Buena Vista / 158 Minutes / 2003/2006 / Rated G / Street Date: March 12, 2013
For those of you who haven't seen this latest regurgitation from the Disney machine, I'll make it easy: it is exactly what you think it will be. Which is why Disney has been able to keep its cinematic momentum over the years and the reason no Disney films are ever atrociously bad - they know the formula and stick to it. From Snow White and the Seven Dwarfs on up, this is the stuff Disney has buttered its bread with, and while many in the film community will poo-poo the Disney beast for being the Microsoft of animation, there's a reason they're as big as they are: They know what the kids want.
Brother Bear is definitely not a great film - it's probably not even a good one - but it has that Disney charm: They certainly know how to do cute. From Mickey to Poomba, from Lady to the Tramp - great Disney characters have always been lovable and huggable, and such is the case with the sweet lil' folks we see in Brother Bear. From our cub protagonist Kenai to the goofy SCTV-tinged moose (voiced by Rick Moranis and Dave Thomas, natch), every good-natured animal character in Brother Bear is so darn sweet you might get a cavity just from looking at them.
Disney also knows how to do beautiful. Brother Bear's narrative unevenness aside, the look of this film is absolutely staggering. From the lush, grandiose forest-scapes to swirling masses of spirit and sky that accompany the more ethereal sequences, Brother Bear's simplistic story benefits from what is without a doubt some of the best 2D animation you are likely to see.
Disney is also short and sweet. More outrageous fare like Dinosaur or Fantasia push the two-hour mark, but most Disney movie magic comes in under-90-minute waves (Peter Pan barely squeaks past 70 minutes, in fact). But there is always enough storytelling meat and musical thunder to fuel a locomotive. Brother Bear clocks in at a fit and trim 85 minutes (its sequel - also included here - is even shorter), and it seems even more slight because the first 25 minutes of it is a kind of extended introduction - in many ways, it feels more like an hour-long movie with a preface than a full-length film. It may be a cop-out to say it, but the fact that it moves quickly and gets the job done fast is definitely an attribute.

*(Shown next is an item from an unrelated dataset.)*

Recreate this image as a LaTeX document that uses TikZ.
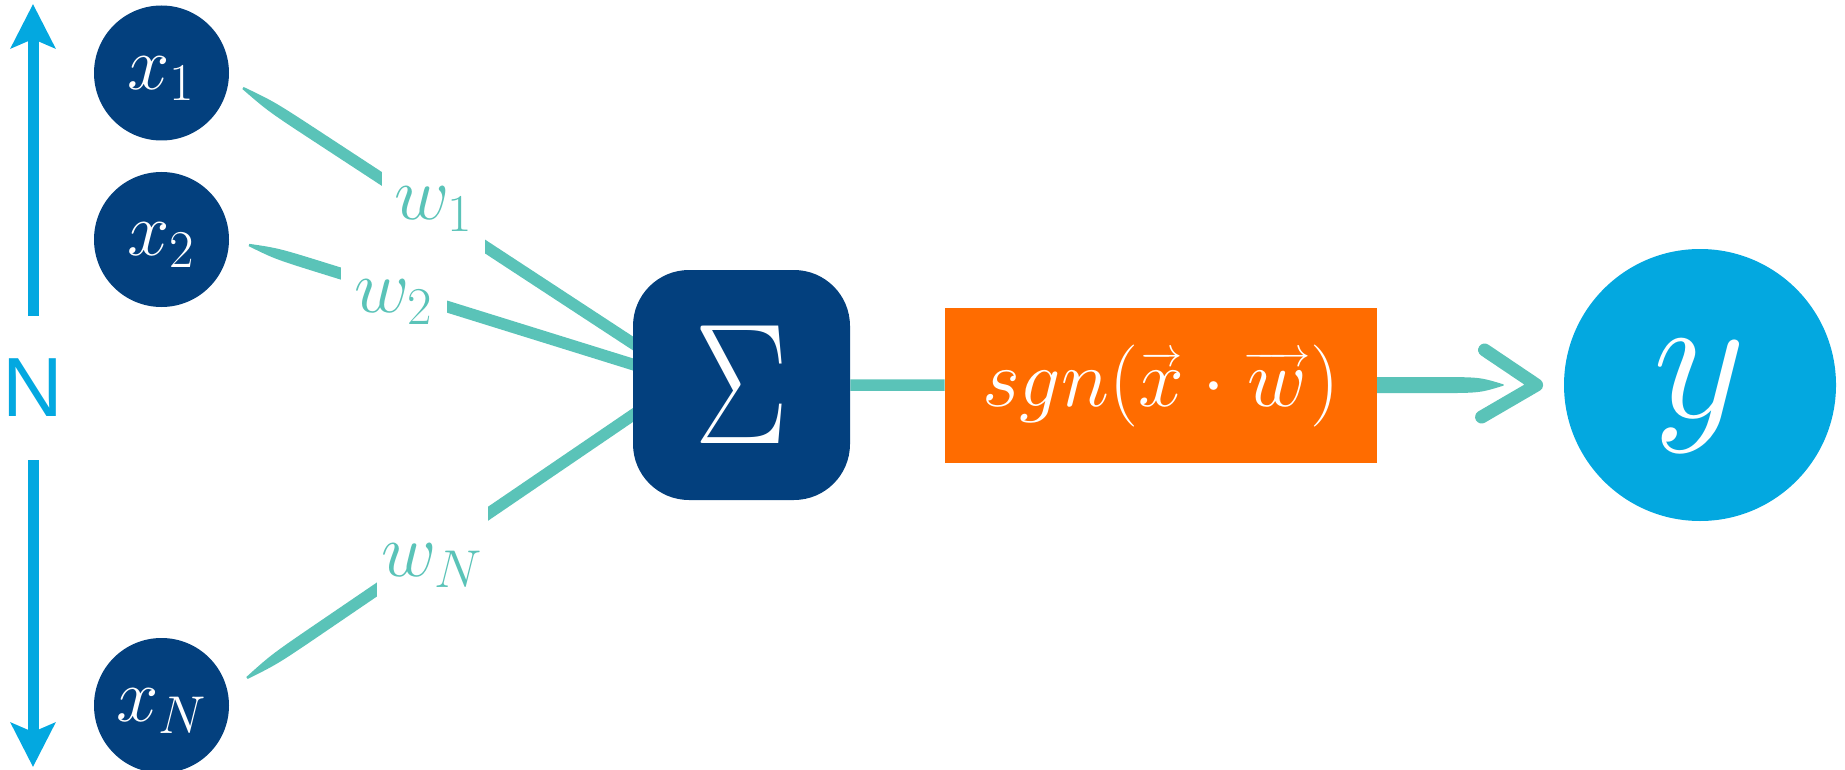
\RequirePackage{fix-cm}
\documentclass[tikz,border=0pt]{standalone}
\usepackage{fontspec}
\newfontfamily\sansN{Liberation Sans}
\usetikzlibrary{arrows.meta,calc,backgrounds}

\definecolor{navy}{HTML}{03407E}
\definecolor{sea}{HTML}{5AC3B8}
\definecolor{sky}{HTML}{03A8E0}
\definecolor{flame}{HTML}{FF6C00}

% vector arrow of a given (unscaled) length over a symbol
\newcommand\arrowover[2]{\mathord{\mathop{\hbox{$#2$}}\limits^{\scalebox{0.5}{\hbox to #1{\rightarrowfill}}}}}

% a brush-like stroke from #1 to #2: half-width #3 at the start, swelling to #4
\newcommand\brushstroke[4]{%
  \fill[sea] ($(#1)!#3!90:(#2)$)
    .. controls ($(#1)!0.07!(#2)!#4!90:(#2)$) .. ($(#1)!0.2!(#2)!#4!90:(#2)$)
    -- ($(#2)!#4!-90:(#1)$)
    -- ($(#2)!#4!90:(#1)$)
    -- ($(#1)!0.2!(#2)!#4!-90:(#2)$)
    .. controls ($(#1)!0.07!(#2)!#4!-90:(#2)$) .. ($(#1)!#3!-90:(#2)$)
    -- cycle;}

\tikzset{
  input/.style={circle, fill=navy, text=white, minimum size=67.5pt, inner sep=0pt, outer sep=0pt,
    font=\fontsize{38}{40}\selectfont, text depth=0pt},
  weight/.style={rectangle, fill=white, text=sea, inner sep=0pt, outer sep=0pt, minimum height=65pt,
    font=\fontsize{38}{40}\selectfont, text depth=0pt},
  sumbox/.style={rectangle, fill=navy, text=white, minimum width=108.5pt, minimum height=115pt,
    rounded corners=28pt, inner sep=0pt, font=\fontsize{86}{90}\selectfont},
  actbox/.style={rectangle, fill=flame, text=white, minimum width=216pt, minimum height=77.5pt,
    inner sep=0pt, font=\fontsize{41}{44}\selectfont},
  output/.style={circle, fill=sky, text=white, minimum size=136pt, inner sep=0pt,
    font=\fontsize{90}{92}\selectfont, text depth=5.8pt},
  countlabel/.style={rectangle, text=sky, inner sep=0pt, outer sep=0pt, minimum height=72pt,
    font=\sansN\fontsize{42}{44}\selectfont},
  countarrow/.style={draw=sky, line width=5.5pt, -{Stealth[length=22pt, width=22pt, inset=4.5pt]}},
  joinline/.style={draw=sea, line width=5.75pt},
  chevron/.style={draw=sea, line width=6.5pt, line cap=round, line join=round},
}

\begin{document}
\begin{tikzpicture}[x=0.5pt, y=-0.5pt]
  \useasboundingbox (0,0) rectangle (1845,770);

  % inputs
  \node[input] (x1) at (161.5,73)    {$x_1$};
  \node[input] (x2) at (161.5,239.5) {$x_2$};
  \node[input] (xN) at (161.5,705.5) {$x_N$};

  % weights (their white boxes break the connectors)
  \node[weight, minimum width=53pt]   (w2) at (394,296.5)   {$w_2$};
  \node[weight, minimum width=51.5pt] (w1) at (433.5,203.5) {$w_1$};
  \node[weight, minimum width=55.5pt] (wN) at (432.5,560)   {$w_N$};

  % sum, activation and output
  \node[sumbox] (sum) at (741.5,385) {\scalebox{0.82}[1]{$\Sigma$}\hspace{7pt}};
  \node[actbox] (act) at (1161,385.5)
    {$sgn(\arrowover{0.9em}{x}\cdot\arrowover{1.65em}{w})$};
  \node[output] (y) at (1700,385) {$y$};

  % number of inputs
  \node[countlabel] (N) at (33,388) {N};
  \coordinate (ntop) at (33,4);
  \coordinate (nbot) at (33,767);
  \draw[countarrow] (N) -- (ntop);
  \draw[countarrow] (N) -- (nbot);

  \begin{scope}[on background layer]
    \coordinate (a1) at ($(x1.east)+(14,15)$);
    \coordinate (a2) at ($(x2.east)+(20,5.5)$);
    \coordinate (a3) at ($(xN.east)+(18,-27.5)$);
    \coordinate (b1) at ($(sum.west)+(15,-32)$);
    \coordinate (b2) at ($(sum.west)+(15,-16)$);
    \coordinate (b3) at ($(sum.west)+(15,20)$);
    \brushstroke{a1}{b1}{0.6pt}{2.9pt}
    \brushstroke{a2}{b2}{0.6pt}{2.9pt}
    \brushstroke{a3}{b3}{0.6pt}{2.9pt}
    \draw[joinline] (sum) -- (act);
    \coordinate (tail) at ($(y.west)+(-60,0)$);
    \brushstroke{tail}{act.center}{0.3pt}{4pt}
  \end{scope}

  % arrowhead in front of the output
  \coordinate (tip)   at ($(y.west)+(-27,0)$);
  \coordinate (barbA) at ($(tip)+(-52,-35)$);
  \coordinate (barbB) at ($(tip)+(-55,32)$);
  \draw[chevron] (barbA) -- (tip) -- (barbB);
\end{tikzpicture}
\end{document}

With all this said, however, there are still potholes in the Brother Bear experience that severely limits its appeal. Phil Collins' and Mark Mancina's music is gross and super-saccharine (and not in a good way), and while the Native American myths utilized are exceptionally rich, the way it's presented is bland and uninteresting.
So Brother Bear is only a shade above being completely mediocre, but because there are enough coals on the Disney fire to keep those flames burning, it's not completely without its moments. Kids will dig it, adults will nap through it - it is exactly what you expect.